Film Review: Hot-Button Politics Meets Deadpan Absurdity In Aki Kaurismaki’s Le Havre

Finnish Filmmaker Goes Gallic For Sentimental Silent Film Tribute

Devin D. O'Leary
\
4 min read
Le Havre
Share ::
In a year that celebrates the closed-mouth, open-eyed history of film by handing a Best Picture nomination to Michel Hazanavicius’ silent masterpiece The Artist , it seems only appropriate that we’d get another film from Finnish writer-director Aki Kaurismäki. Throughout his distinctively oddball indie film career ( Leningrad Cowboys Go America, Drifting Clouds, The Match Factory Girl, The Man Without a Past ), Kaurismäki has always shown a greater kinship to the silent film technicians of yesteryear than to the media-savvy moviemakers of today. His latest effort, the alternately gritty and whimsical modern fairy tale Le Havre, plays out like a politically minded remake of Charlie Chaplin’s The Kid .

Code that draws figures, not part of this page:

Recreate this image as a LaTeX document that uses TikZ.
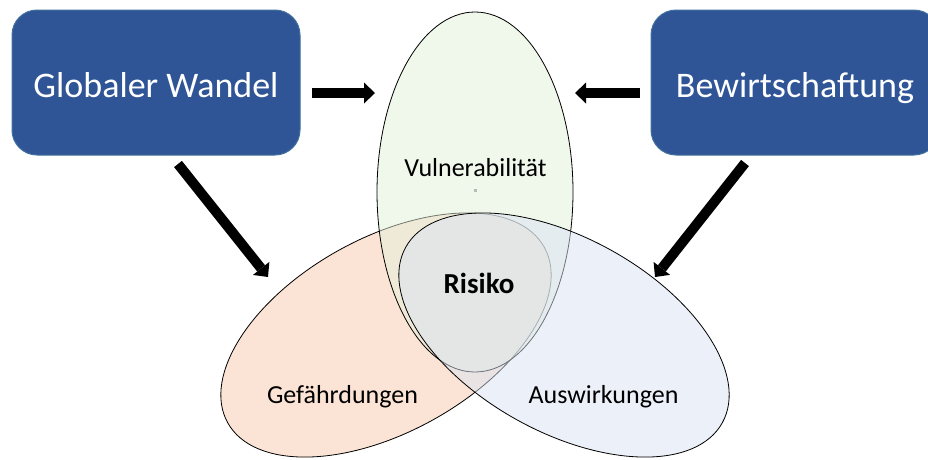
\documentclass[tikz,border=0pt]{standalone}
\usepackage{fontspec}
\setmainfont{Carlito}
\usetikzlibrary{arrows.meta}
\definecolor{boxblue}{HTML}{2F5597}
\definecolor{boxedge}{HTML}{41719C}
\definecolor{vgreen}{HTML}{E2F0D9}
\definecolor{vorange}{HTML}{F8CBAD}
\definecolor{vblue}{HTML}{DAE3F3}
\begin{document}
\begin{tikzpicture}[x=1pt,y=-1pt,
  bluebox/.style={draw=boxedge, line width=1pt, fill=boxblue, rounded corners=25pt,
    minimum width=288pt, minimum height=145pt, text=white,
    font=\fontsize{36}{40}\selectfont, text height=29pt, text depth=0pt, inner sep=0pt},
  venn/.style={draw=black, line width=0.8pt, fill opacity=0.5},
  lbl/.style={font=\fontsize{26}{30}\selectfont, anchor=base, inner sep=0pt},
  fatarrow/.style={line width=10pt, -{Triangle[length=11pt,width=21pt,line width=0pt]}}
]
\useasboundingbox (0,0) rectangle (928,459);
\clip (0,0) rectangle (928,459);
\fill[white] (0,0) rectangle (928,459);

% Venn shapes
\draw[venn, fill=vorange, rotate around={29:(386,335)}] (386,335) ellipse [x radius=181, y radius=97];
\draw[venn, fill=vgreen] (475,192) ellipse [x radius=98, y radius=180];
\draw[venn, fill=vblue, rotate around={-29:(564,335)}] (564,335) ellipse [x radius=181, y radius=97];
\fill[gray!55] (473.5,188.5) rectangle (476.5,191.5);

% labels
\node[lbl] (vul) at (475.5,176) {Vulnerabilität};
\node[lbl] (gef) at (342.5,403) {Gefährdungen};
\node[lbl] (ausw) at (603.5,403) {Auswirkungen};
\node[lbl, font=\fontsize{29}{33}\selectfont\bfseries] (ris) at (479,293) {Risiko};

% boxes
\node[bluebox] (gw) at (156,82.5) {Globaler Wandel};
\node[bluebox] (bw) at (795,82.5) {Bewirtschaftung};

% arrows
\coordinate (a1s) at (312,93);  \coordinate (a1e) at (375,93);
\coordinate (a2s) at (640,93);  \coordinate (a2e) at (575,93);
\coordinate (a3s) at (178,164); \coordinate (a3e) at (268,277);
\coordinate (a4s) at (745,163); \coordinate (a4e) at (655,277);
\draw[fatarrow] (a1s) -- (a1e);
\draw[fatarrow] (a2s) -- (a2e);
\draw[fatarrow] (a3s) -- (a3e);
\draw[fatarrow] (a4s) -- (a4e);
\end{tikzpicture}
\end{document}
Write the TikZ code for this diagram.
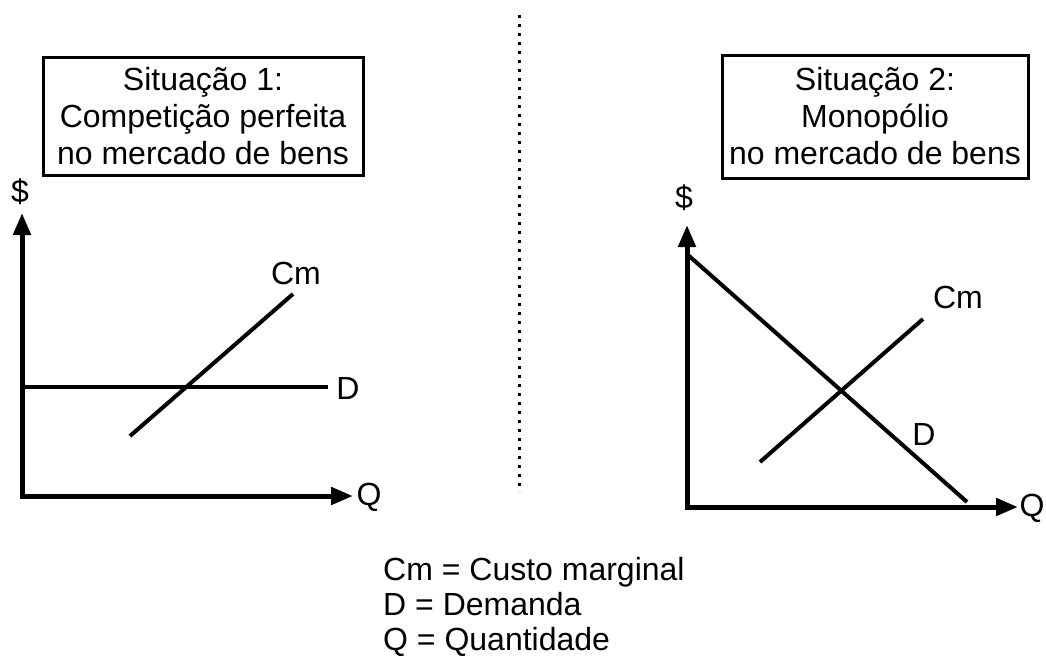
\documentclass[tikz,border=0pt]{standalone}
\usepackage{fontspec}
\setmainfont{Liberation Sans}
\usetikzlibrary{arrows.meta}
\usetikzlibrary{positioning}

\tikzset{
eixo/.style={line width=5pt,line join=miter,{Triangle[width=17pt,length=22pt]}-{Triangle[width=17pt,length=22pt]}},
curva/.style={line width=4pt},
rotulo/.style={font=\fontsize{32}{37}\selectfont,inner sep=0pt},
caixa/.style={draw,line width=3pt,align=center,font=\fontsize{32}{37}\selectfont,inner sep=0pt},
}

\begin{document}
\begin{tikzpicture}[x=1pt,y=-1pt]
\useasboundingbox (0,0) rectangle (1046,657);

% Situacao 1
\node[caixa,minimum width=320pt,minimum height=118pt] (S1) at (203,116) {Situação 1:\\Competição perfeita\\no mercado de bens};
\coordinate (O1) at (22,496);
\coordinate (Y1) at (22,213);
\coordinate (X1) at (353,496);
\draw[eixo] (Y1) -- (O1) -- (X1);
\node[rotulo] (P1) at (20,192) {\$};
\node[rotulo] (Q1) at (369,497) {Q};
\coordinate (D1a) at (22,387);
\coordinate (D1b) at (328,387);
\draw[curva] (D1a) -- (D1b);
\node[rotulo] (D1) at (348,388) {D};
\coordinate (C1a) at (130,436);
\coordinate (C1b) at (293,294);
\draw[curva] (C1a) -- (C1b);
\node[rotulo] (C1) at (296,273) {Cm};

% divisao
\coordinate (L1) at (519,15);
\coordinate (L2) at (519,492);
\draw[line width=3pt,dash pattern=on 3pt off 6pt] (L1) -- (L2);

% Situacao 2
\node[caixa,minimum width=306pt,minimum height=123pt] (S2) at (875,116.5) {Situação 2:\\Monopólio\\no mercado de bens};
\coordinate (O2) at (687,507);
\coordinate (Y2) at (687,225);
\coordinate (X2) at (1018,507);
\draw[eixo] (Y2) -- (O2) -- (X2);
\node[rotulo] (P2) at (684,198) {\$};
\node[rotulo] (Q2) at (1032,508) {Q};
\coordinate (D2a) at (688,255);
\coordinate (D2b) at (967,502);
\draw[curva] (D2a) -- (D2b);
\node[rotulo] (D2) at (924,434) {D};
\coordinate (C2a) at (760,462);
\coordinate (C2b) at (923,319);
\draw[curva] (C2a) -- (C2b);
\node[rotulo] (C2) at (958,297) {Cm};

% legenda
\node[rotulo,align=left,anchor=west,font=\fontsize{32}{35}\selectfont] (Leg) at (383,607) {Cm = Custo marginal\\D = Demanda\\Q = Quantidade};

\end{tikzpicture}
\end{document}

Instead of Chaplin, we get longtime French actor André Wilms (
Europa Europa, Monsieur Hire ) as Marcel Marx, a poor but chipper fellow living in the dumpy French port city of Le Havre. Marcel puts the occasional euro in his pocket by shining shoes—at sixtysomething-years-old, it would be hard to call him a shoeshine boy, but that’s what he is. Kaurismäki’s doleful sense of humor kicks in with the film’s first shot: Marcel and his shoeshine kit, watching an endless stream of commuters disgorge from a train station—all clomping past in their tennis shoes. It’s a sequence straight out of Chaplin—or at least Jacques Tati. Despite his downtrodden circumstances, Marcel seems a happy chap, dropping by the local tavern for the occasional glass of wine and coming home each evening to his stoic but loving wife Arletty (Kati Outinen, a Kaurismäki regular).

One day Marcel stumbles across a young African boy named Idrissa (Blondin Miguel), who’s on the run from local police. Idrissa is an illegal immigrant who came into the county in a shipping container full of human cargo. Originally bound for England and hoping to reunite with his mother, Idrissa is now stuck in France with no friends, family or money. Having distinct sympathy for the underdog and a distaste for authority, aged-bohemian Marcel takes pity on the polite, well-spoken lad and hides him at his flat.

Idrissa soon becomes the pet project of Marcel’s hardscrabble little neighborhood. Shopkeepers, bakers and bar owners unite in hiding the kid and helping him find his way to England. Good thing, too, since an intrepid police inspector (Jean-Pierre Darroussin from
A Very Long Engagement ) is hot on Idrissa’s heels.

France is a country with a far more divisive immigration problem than even America. (We’re talking full-on riots in the streets.) Kaurismäki’s film touches on a number of these hot-button issues. Despite certain ripped-from-the-headlines details, however, the film doesn’t want to spend too much time in the real world. As a filmmaker, Kaurismäki has always had a taste for the offbeat and the artificial. He finds moments of humor in awkwardness (a police detective lugging around a pineapple) and moments of drama in overt theatricality (a pair of reunited lovers suddenly illuminated by a random spotlight). Characters spend much time staring blankly at one another. On the rare occasions when someone does speak, it’s frequently in a stilted, deadpan manner. It’s what Kaurismäki likes. This slate-faced sentimentality, combined with the colorful sets and simplistic camera compositions, makes
Le Havre looks like a stylized fairy tale limned in crayon sketches.

Kaurismäki is not for all tastes. His works border on the absurdist, and his dry-as-Sauvignon Blanc sense of humor will often slip by if you aren’t paying attention. But
Le Havre is one of the warmest, most accessible films on the man’s résumé—a love letter to the rewards of basic human kindness. It’s a real treat for fans and a great starting point for those who can handle a little melodramatic wishful thinking.
Le Havre

“Pineapple? ... What pineapple?”

Le Havre

Charles Dickens would love this scene.